Directive: Carry none of the pictures over; set down the material below exactly.

%%

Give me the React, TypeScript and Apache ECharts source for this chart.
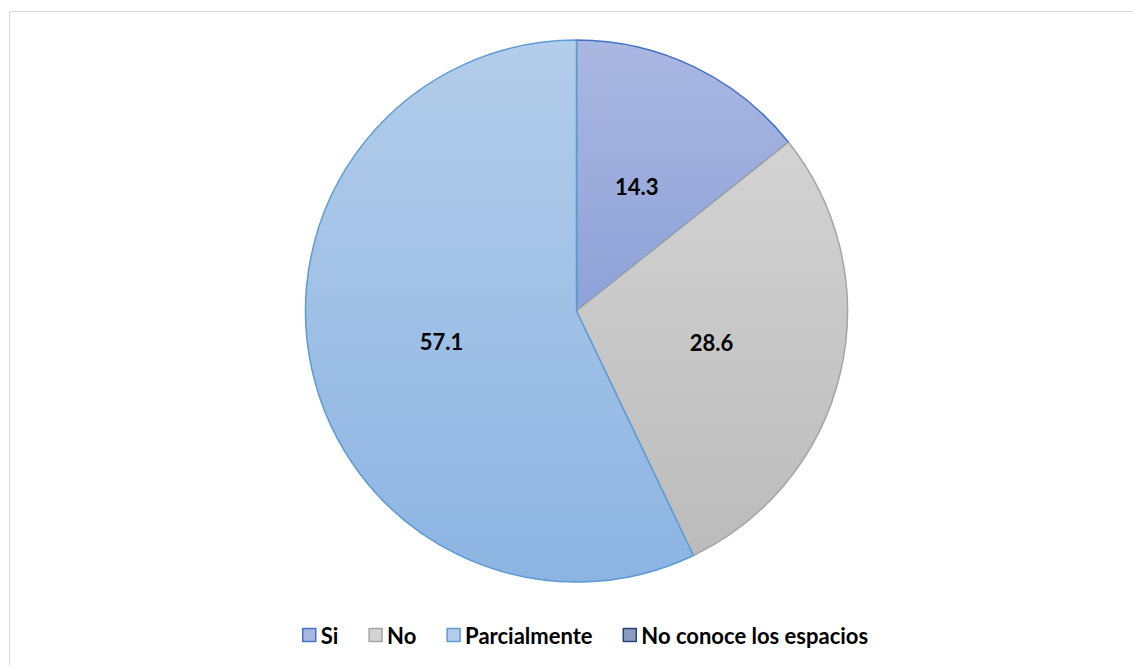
import React, { useEffect, useRef } from "react";
import * as echarts from "echarts";

const categories = ["Si", "No", "Parcialmente", "No conoce los espacios"];
const values = [14.3, 28.6, 57.1, 0];

const grad = (a: string, b: string) =>
  new echarts.graphic.LinearGradient(0, 0, 0, 1, [
    { offset: 0, color: a },
    { offset: 1, color: b },
  ]);

const fills = [
  ["#AAB7E1", "#8DA2D8"],
  ["#D3D3D3", "#BBBBBB"],
  ["#B3CDEA", "#8CB4E2"],
  ["#8A9BBB", "#6E81A6"],
];
const borders = ["#4472C4", "#A5A5A5", "#5B9BD5", "#264478"];

export default function App() {
  const ref = useRef<HTMLDivElement>(null);
  useEffect(() => {
    const chart = echarts.init(ref.current!, undefined, { renderer: "svg" });
    const font = "Lato, 'Open Sans', sans-serif";
    chart.setOption({
      animation: false,
      backgroundColor: "#ffffff",
      graphic: [
        {
          type: "rect",
          shape: { x: 9.5, y: 11.5, width: 1300, height: 800 },
          style: { fill: "none", stroke: "#D9D9D9", lineWidth: 1 },
          silent: true,
        },
      ],
      legend: {
        top: 619,
        left: 297,
        icon: "rect",
        itemWidth: 13,
        itemHeight: 13,
        itemGap: 30,
        textStyle: { fontFamily: font, fontWeight: "bold", fontSize: 22, color: "#000" },
        data: categories.map((c, i) => ({
          name: c,
          itemStyle: { color: fills[i][0], borderColor: borders[i], borderWidth: 1.5 },
        })),
      },
      series: [
        {
          type: "pie",
          center: [576.5, 311],
          radius: [0, 271],
          startAngle: 90,
          clockwise: true,
          avoidLabelOverlap: false,
          label: {
            show: true,
            position: "inside",
            formatter: (p: any) => (p.value === 0 ? "" : p.value.toFixed(1)),
            fontFamily: font,
            fontWeight: "bold",
            fontSize: 22,
            color: "#000",
          },
          labelLine: { show: false },
          emphasis: { disabled: true },
          data: categories.map((c, i) => ({
            name: c,
            value: values[i],
            itemStyle: {
              color: grad(fills[i][0], fills[i][1]),
              borderColor: borders[i],
              borderWidth: values[i] === 0 ? 0 : 1.5,
            },
          })),
        },
      ],
    });
    return () => chart.dispose();
  }, []);
  return (
    <div
      ref={ref}
      style={{ position: "fixed", left: 0, top: 0, width: 1133, height: 665 }}
    />
  );
}
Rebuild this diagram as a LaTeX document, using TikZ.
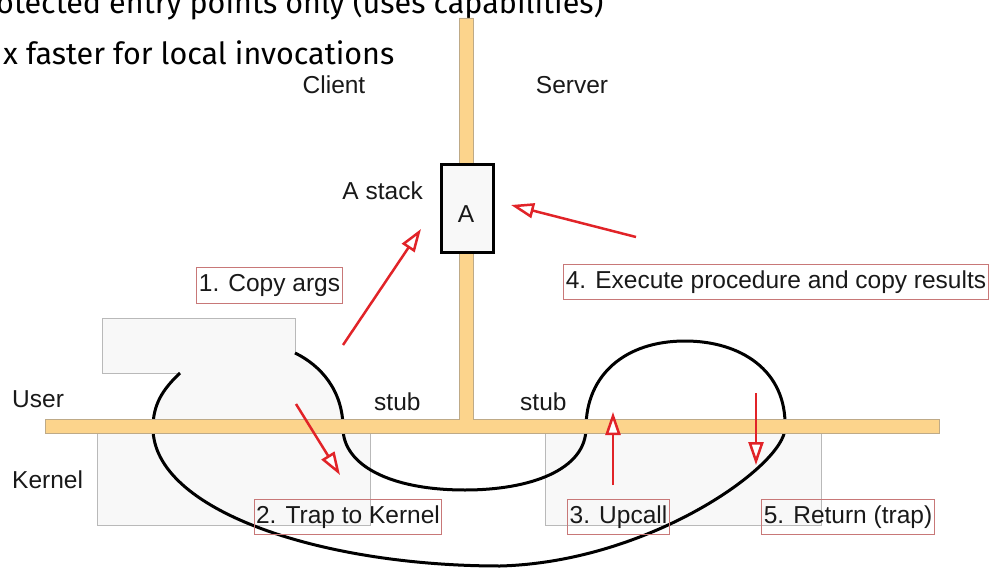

%%

Answer in full:
Give me the React, TypeScript and Apache ECharts source for this chart.
import React, { useEffect, useRef } from "react";
import * as echarts from "echarts";

const categories = ["Si", "No", "Parcialmente", "No conoce los espacios"];
const values = [14.3, 28.6, 57.1, 0];

const grad = (a: string, b: string) =>
  new echarts.graphic.LinearGradient(0, 0, 0, 1, [
    { offset: 0, color: a },
    { offset: 1, color: b },
  ]);

const fills = [
  ["#AAB7E1", "#8DA2D8"],
  ["#D3D3D3", "#BBBBBB"],
  ["#B3CDEA", "#8CB4E2"],
  ["#8A9BBB", "#6E81A6"],
];
const borders = ["#4472C4", "#A5A5A5", "#5B9BD5", "#264478"];

export default function App() {
  const ref = useRef<HTMLDivElement>(null);
  useEffect(() => {
    const chart = echarts.init(ref.current!, undefined, { renderer: "svg" });
    const font = "Lato, 'Open Sans', sans-serif";
    chart.setOption({
      animation: false,
      backgroundColor: "#ffffff",
      graphic: [
        {
          type: "rect",
          shape: { x: 9.5, y: 11.5, width: 1300, height: 800 },
          style: { fill: "none", stroke: "#D9D9D9", lineWidth: 1 },
          silent: true,
        },
      ],
      legend: {
        top: 619,
        left: 297,
        icon: "rect",
        itemWidth: 13,
        itemHeight: 13,
        itemGap: 30,
        textStyle: { fontFamily: font, fontWeight: "bold", fontSize: 22, color: "#000" },
        data: categories.map((c, i) => ({
          name: c,
          itemStyle: { color: fills[i][0], borderColor: borders[i], borderWidth: 1.5 },
        })),
      },
      series: [
        {
          type: "pie",
          center: [576.5, 311],
          radius: [0, 271],
          startAngle: 90,
          clockwise: true,
          avoidLabelOverlap: false,
          label: {
            show: true,
            position: "inside",
            formatter: (p: any) => (p.value === 0 ? "" : p.value.toFixed(1)),
            fontFamily: font,
            fontWeight: "bold",
            fontSize: 22,
            color: "#000",
          },
          labelLine: { show: false },
          emphasis: { disabled: true },
          data: categories.map((c, i) => ({
            name: c,
            value: values[i],
            itemStyle: {
              color: grad(fills[i][0], fills[i][1]),
              borderColor: borders[i],
              borderWidth: values[i] === 0 ? 0 : 1.5,
            },
          })),
        },
      ],
    });
    return () => chart.dispose();
  }, []);
  return (
    <div
      ref={ref}
      style={{ position: "fixed", left: 0, top: 0, width: 1133, height: 665 }}
    />
  );
}
Rebuild this diagram as a LaTeX document, using TikZ.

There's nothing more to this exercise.